"Quando ero incinta, pochi giorni prima di partorire, ho sognato Simone che mi chiedeva: 'Mamma, aiutami'. Solo nel momento in cui è nato abbiamo scoperto che qualcosa non andava".
Lorena aveva avuto una gravidanza tranquilla, senza alcun problema: eppure quel sogno si sarebbe rivelato premonitore. Simone è nato con la sindrome Lenz-Majewski, una malattia genetica rarissima di cui, al momento, lei è riuscita a rintracciare altri 11 casi nel mondo. Sono circa 20 includendo quelli descritti in letteratura: alcuni di questi bimbi non ci sono più.
Suo figlio ha compiuto 12 anni il 1° dicembre 2025: è non verbale, presenta un ritardo cognitivo e un idrocefalo accentuato, è affetto da nanismo, ha una pelle estremamente sottile e fragile. Può provocarsi lividi e ferite con estrema facilità.
Proprio come la stessa Lorena aveva visto nel suo sogno, è nato con una falange in meno nelle dita. Eppure, sottolinea, ha una forza incredibile: si fa capire e sta imparando a utilizzare la comunicazione aumentativa alternativa.
Cammina se aiutato, si alza da solo, si alimenta con cibo frullato, ma senza PEG: "Non è un bambino ospedalizzato: siamo fortunati", sottolinea la mamma a TAG24.
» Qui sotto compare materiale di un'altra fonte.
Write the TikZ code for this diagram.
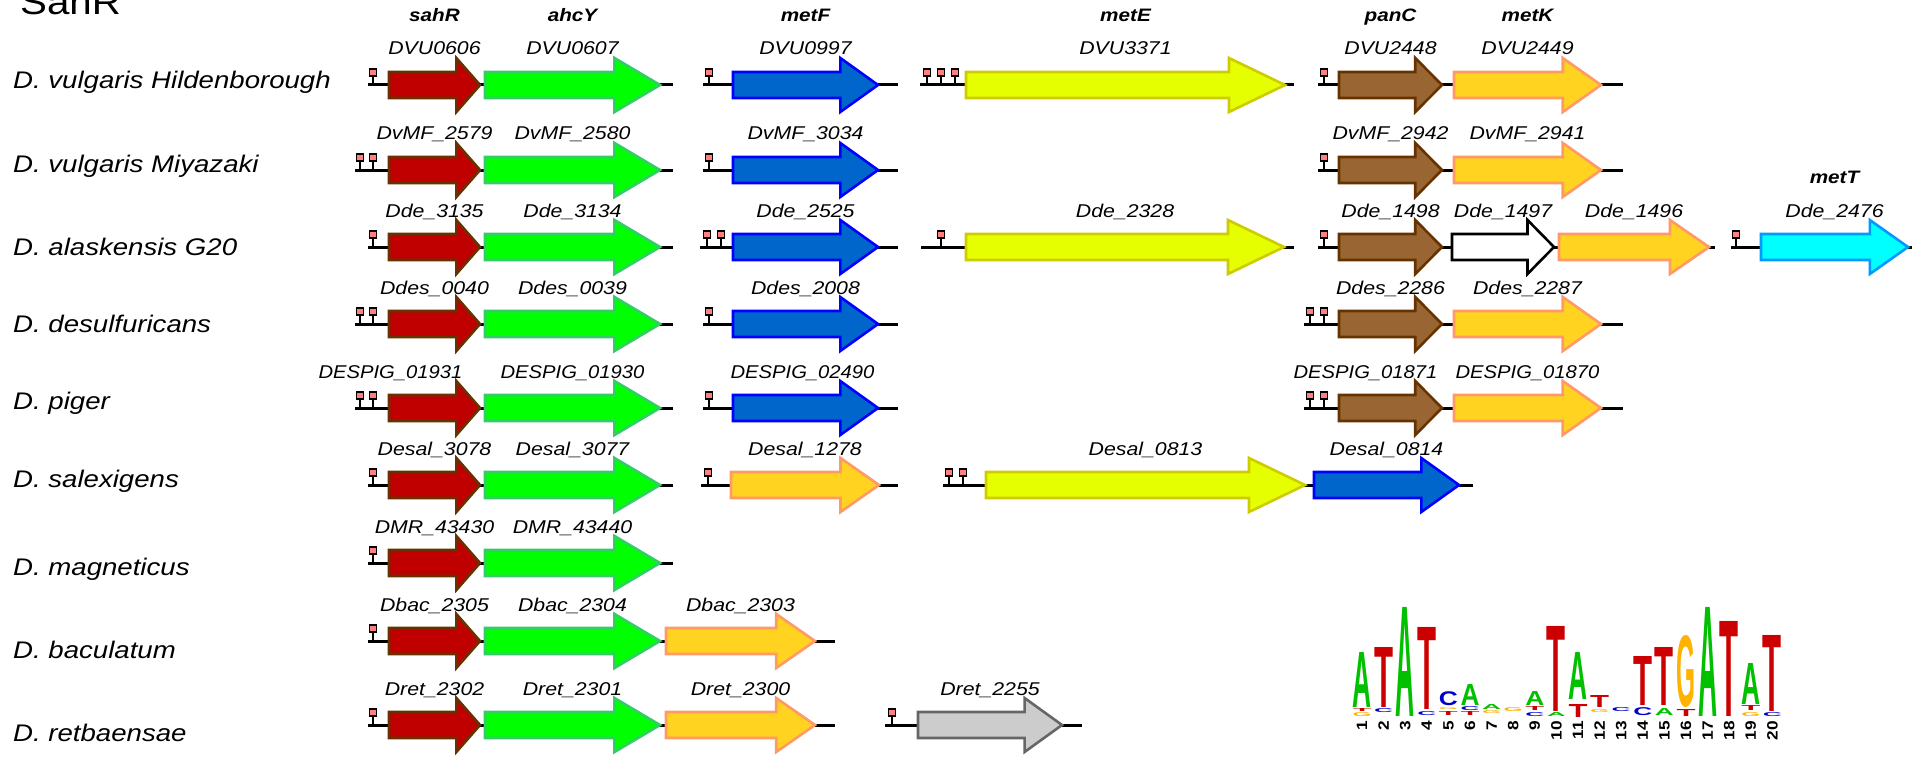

Lorena racconta la storia di suo figlio con ironia. "Tutte le disabilità a cui puoi pensare, lui le ha!", scherza. Simone è arrivato come uno tsunami nelle loro vite, stravolgendole, riempiendole di difficoltà di pari passo con l'amore.
Quando è nato all'ospedale di Rivoli, nel Torinese, per i medici "fu una doccia fredda" spiega. Il reparto non era attrezzato: "Simone è nato morendo, come dico spesso. Era in arresto cardio-respiratorio ed è stato rianimato. La sua sopravvivenza era un'incognita per tutti: ma io ero sicura che ce l'avrebbe fatta".
I bambini con questa sindrome sono pochissimi nel mondo: colpisce un neonato su 100 milioni. Eppure ognuno di loro ha caratteristiche diverse dall'altro.
"La letteratura parla di nove casi, io ne ho trovati altri undici, persone vive e decedute, tra Stati Uniti, Turchia, Germania. I tratti comuni sono il nanismo, le anomalie scheletriche progressive, disabilità intellettive, anomalie delle dita, vene evidenti".
Non esiste una cura per la sindrome di Simone: ci sono solo le terapie per far fronte ai sintomi. Lui, nonostante le difficoltà, ha fatto molti progressi negli anni, tanto da essere soprannominato "Simone il leone" dalla sua famiglia.
Frequenta la scuola, ha molti amici, è circondato da persone che gli vogliono bene, tra cui il suo fratellino minore Mattia. A differenza di altri bambini e ragazzi con sindromi genetiche rare o disabilità, non deve affrontare lunghi periodi di ricovero in ospedale.
Ma nonostante i lati positivi, ci sono anche quelli di cui si fatica maggiormente a parlare.
"Certo, è un mondo faticoso" sottolinea Lorena. "Io e mio marito Francesco non dormiamo molto, perché Simone ha il naso chiuso, respira con la bocca e la lingua gli ostruisce le vie aeree. Abbiamo fatto alcuni ricoveri programmati per evitare di usare la NIV (la ventilazione meccanica non invasiva, ndr) ma alla fine le apnee di Simone sono talmente forti da invalidare l'uso del dispositivo" spiega.
"Quando ha queste apnee, il suo cuore va in affanno, non arriva abbastanza ossigeno al cervello e quindi si creano tutta una serie di problematiche che al momento riesce a gestire da solo, senza alcun aiuto. Continueremo così fino a quando il corpo di Simone ce la farà: è questa la verità" sottolinea.
L'aspettativa di vita per i pazienti con questa sindrome, afferma Lorena in un filo di voce, è di circa vent'anni.
Qual è l'insegnamento più grande che Simone ha trasmesso alla sua mamma? Lorena non ha dubbi. "Mi ha insegnato a essere fragile e mi commuovo mentre lo dico" risponde.
"I figli ti fanno da specchio. E Simone mi ha fatto vedere la mia fragilità. Grazie a lui, scorgo le mie debolezze e imparo ad accettarle".
Ma non solo. I genitori di Simone hanno imparato a vivere il presente, tralasciando le preoccupazioni per un futuro che ancora non c'è.
"Queste situazioni così forti, così complesse, ti insegnano un po' a stare 'nel qui e ora', a viverti e goderti il momento presente, senza pensare veramente troppo al domani. Viviamo di giorno in giorno, 'un giorno alla volta' come dico sempre: è diventato il mio motto".